John Buell

The Politics of Unemployment Insurance

Ending enhanced unemployment benefits has become the signature economic agenda for a party with little else to promote. Unfortunately the largely low-key response of the President on this issue has been disappointing. The failure to mount a vigorous defense of these benefits is bad ethics, bad policy, and bad politics.

As for ethics, let us assume for the minute that some workers lie around idle at home while enjoying their extra $300 from the government. In order to incentivize their return to the workplace economic leaders cut off any additional assistance to all workers who currently cannot find any job. As the Economic Policy Institute’s David Cooper pointed out: “Nearly all the states cutting UI still have significantly fewer jobs than before the pandemic. Those that are still relying on these programs are likely those that need them most — the people having the hardest time finding suitable work or facing significant constraints on their ability to resume working due to care responsibilities, health concerns, or other factors,” Cooper noted. “Cutting off adequate supports to these workers to try to force them to take whatever job might be available — even if it is low-paying, high-risk, not suited to their skills, or incompatible with their responsibilities at home — is cruel and not in the long-term best interest of any state’s workers or businesses.”

This reduction in federal assistance at a time when full recovery is far from certain carries the macro economic risk of stalling recovery and initiating another round of secular stagnation. And who would be blamed? From this point on Joe Biden and the tenuous Democratic majority probably owns the economy. And once the 300 dollar enhanced UI becomes a Blue state benefit it opens up new ways to divide the working class electorate. Democrats, and Biden especially, need to preempt this strategy.

Some workers have had to choose between their safety and their wallets. This choice, however, reflects on the power dynamics of the US workplace and the breadth and depth of the safety net. Business interests maintain their goal is merely to fill the slots with qualified candidates, but in fact they aim to fashion a cadre of workers who will accept, even actively seek, any job, no matter how demeaning or dangerous.
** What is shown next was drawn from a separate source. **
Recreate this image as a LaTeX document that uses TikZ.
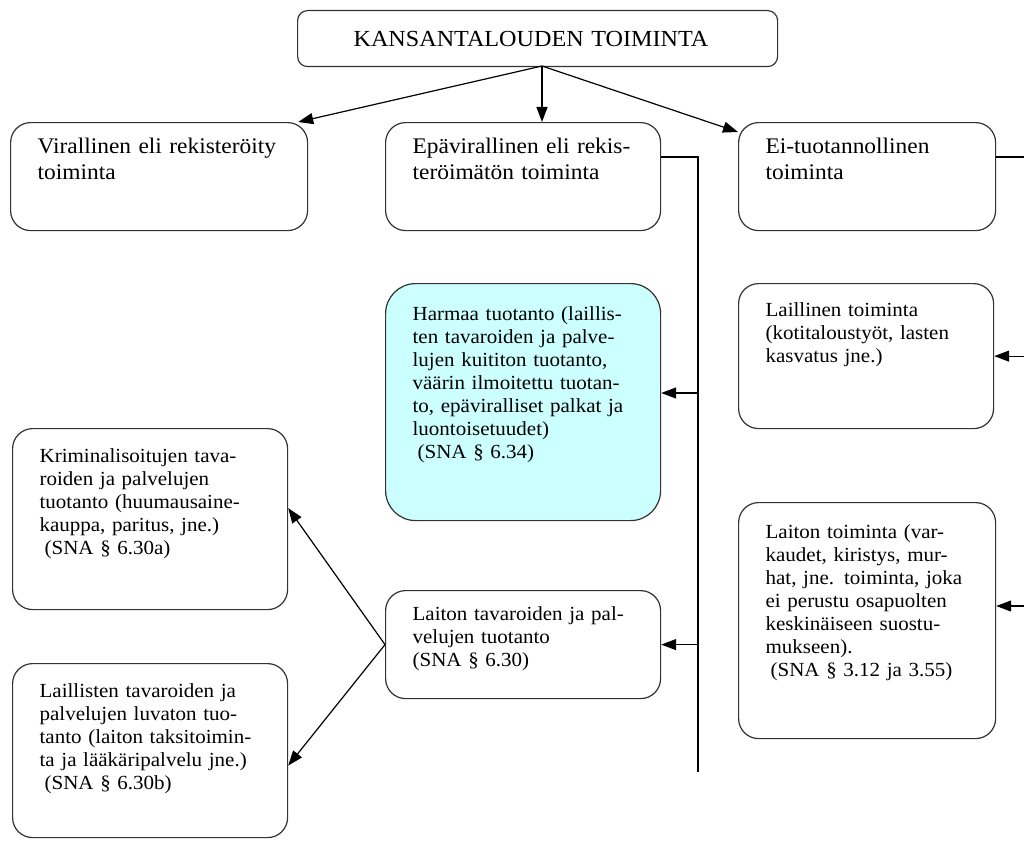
\documentclass[tikz,border=0pt]{standalone}
\usepackage{fontspec}
\setmainfont[FakeStretch=1.05]{Liberation Serif}
\usetikzlibrary{arrows.meta}
\definecolor{harmaacyan}{RGB}{204,255,255}
\definecolor{reuna}{RGB}{51,51,51}
\begin{document}
\begin{tikzpicture}[x=1pt, y=-1pt,
  toimbox/.style={draw=reuna, line width=1.2pt, rounded corners=20pt, anchor=north west,
    align=left, inner xsep=27pt, inner ysep=0pt, font=\fontsize{20}{23}\selectfont},
  ylabox/.style={toimbox, font=\fontsize{22.3}{26}\selectfont},
  yhteys/.style={line width=1.2pt},
  nuoli/.style={line width=1.2pt, -{Triangle[length=15pt,width=11pt]}}]
\useasboundingbox (0,0) rectangle (1024,840);
% ylin taso
\node[draw=reuna, line width=1.2pt, rounded corners=10pt, anchor=north west, align=left,
  text width=368pt, inner xsep=56pt, minimum height=56pt,
  font=\fontsize{23}{26}\selectfont] (kansan) at (297,10) {KANSANTALOUDEN TOIMINTA};
\coordinate (kansanlahto) at (542,66);
% toinen taso
\node[ylabox, text width=243pt, text height=31pt, text depth=77pt] (viral) at (10,122)
  {Virallinen eli rekisteröity\\toiminta};
\node[ylabox, text width=221pt, text height=31pt, text depth=77pt] (epaviral) at (385,122)
  {Epävirallinen eli rekis-\\teröimätön toiminta};
\node[ylabox, text width=203pt, text height=31pt, text depth=77pt] (eituot) at (738,122)
  {Ei-tuotannollinen\\toiminta};
\draw[nuoli] (kansanlahto) -- ([xshift=-10pt]viral.north east);
\draw[nuoli] (kansanlahto) -- (kansanlahto |- epaviral.north);
\draw[nuoli] (kansanlahto) -- ([yshift=-10pt]eituot.north west);
% epavirallinen haara
\node[toimbox, fill=harmaacyan, rounded corners=30pt, text width=221pt, text height=37pt, text depth=200pt] (harmaa) at (385,283)
  {Harmaa tuotanto (laillis-\\ten tavaroiden ja palve-\\lujen kuititon tuotanto,\\väärin ilmoitettu tuotan-\\to, epäviralliset palkat ja\\luontoisetuudet)\\\hspace*{.25em}(SNA § 6.34)};
\node[toimbox, text width=221pt, text height=30pt, text depth=78pt] (laitontuot) at (385,590)
  {Laiton tavaroiden ja pal-\\velujen tuotanto\\(SNA § 6.30)};
\coordinate (vylä) at (698,157);
\coordinate (vala) at (698,772);
\coordinate (vharmaa) at (698,393);
\draw[yhteys] (epaviral.east |- vylä) -- (vylä) -- (vala);
\draw[nuoli] (vharmaa) -- (harmaa.east |- vharmaa);
\draw[nuoli] (laitontuot.east -| vylä) -- (laitontuot.east);
% laiton tuotanto
\node[toimbox, text width=221pt, text height=34pt, text depth=147pt] (krimi) at (12,428)
  {Kriminalisoitujen tava-\\roiden ja palvelujen\\tuotanto (huumausaine-\\kauppa, paritus, jne.)\\\hspace*{.25em}(SNA § 6.30a)};
\node[toimbox, text width=221pt, text height=34pt, text depth=140pt] (luvaton) at (12,663)
  {Laillisten tavaroiden ja\\palvelujen luvaton tuo-\\tanto (laiton taksitoimin-\\ta ja lääkäripalvelu jne.)\\\hspace*{.25em}(SNA § 6.30b)};
\draw[nuoli] (laitontuot.west) -- ([yshift=11pt]krimi.east);
\draw[nuoli] (laitontuot.west) -- ([yshift=-15pt]luvaton.east);
% ei-tuotannollinen haara
\node[toimbox, text width=201pt, text height=33pt, text depth=112pt] (laillinen) at (738,283)
  {Laillinen toiminta\\(kotitaloustyöt, lasten\\kasvatus jne.)};
\node[toimbox, text width=203pt, text height=36pt, text depth=200pt] (laitontoim) at (738,502)
  {Laiton toiminta (var-\\kaudet, kiristys, mur-\\hat, jne. toiminta, joka\\ei perustu osapuolten\\keskinäiseen suostu-\\mukseen).\\\hspace*{.25em}(SNA § 3.12 ja 3.55)};
\coordinate (oylä) at (1024,157);
\coordinate (olaiton) at (1024,606);
\draw[yhteys] (eituot.east |- oylä) -- (oylä);
\draw[nuoli] (laillinen.east -| oylä) -- (laillinen.east);
\draw[nuoli] (olaiton) -- (laitontoim.east |- olaiton);
\end{tikzpicture}
\end{document}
Employers will be the judge as to the risks workers must accept. OSHA – several months late — issued its new COVID 19 workplace safety guidelines. These are binding only for healthcare workers. For other workplaces they are only voluntary. There are many reasons for concern regarding workplace practices of businesses unregulated by government and/or strong rank and file labor union presence. In other words most US businesses.

How this works out in practice has been illustrated in a recent California case. Labor Notes staff writer Marc Norton cites the case of a poultry processing plant fined $181,000 for failing to protect eight workers from COVID 19. Massive as the fine seemed to corporate media, a reflection of their naivetés regarding corporate America, “Foster Farms is paying a fine of about $22,700 per body. If more than eight workers died, those lives are costing Foster Farms even less per body. Is that all that a worker’s life is worth in California?”

In fact, the real gain to Foster Farms is probably at least an order of magnitude greater. It is likely that these rules are violated in many places, thereby yielding substantial profits and rendering the fine a minor cost of doing business. Marc Norton puts it: “But for most of the corporate media [the many COVID] deaths are just background noise now, an inconvenient fact that the media wants us to forget, so as not to distract us from the reopening and from getting our profit-driven economy back on track. Nothing much to scream home about — unless of course one of those deaths is in your home”

Are policies that force employees back into such workplaces the best way to fill vacant slots and get the economy moving again?  Safety is not the enemy of efficiency. Greater worker input into the design of the productive process advances safety. And efficiency. Corporate control of the workplace stands in the way of both.

Whether it is safe to reopen schools, restaurants, gyms and bars is a function not merely of the level and trends of COVID but also of the institutions and practices that protect workers and consumers.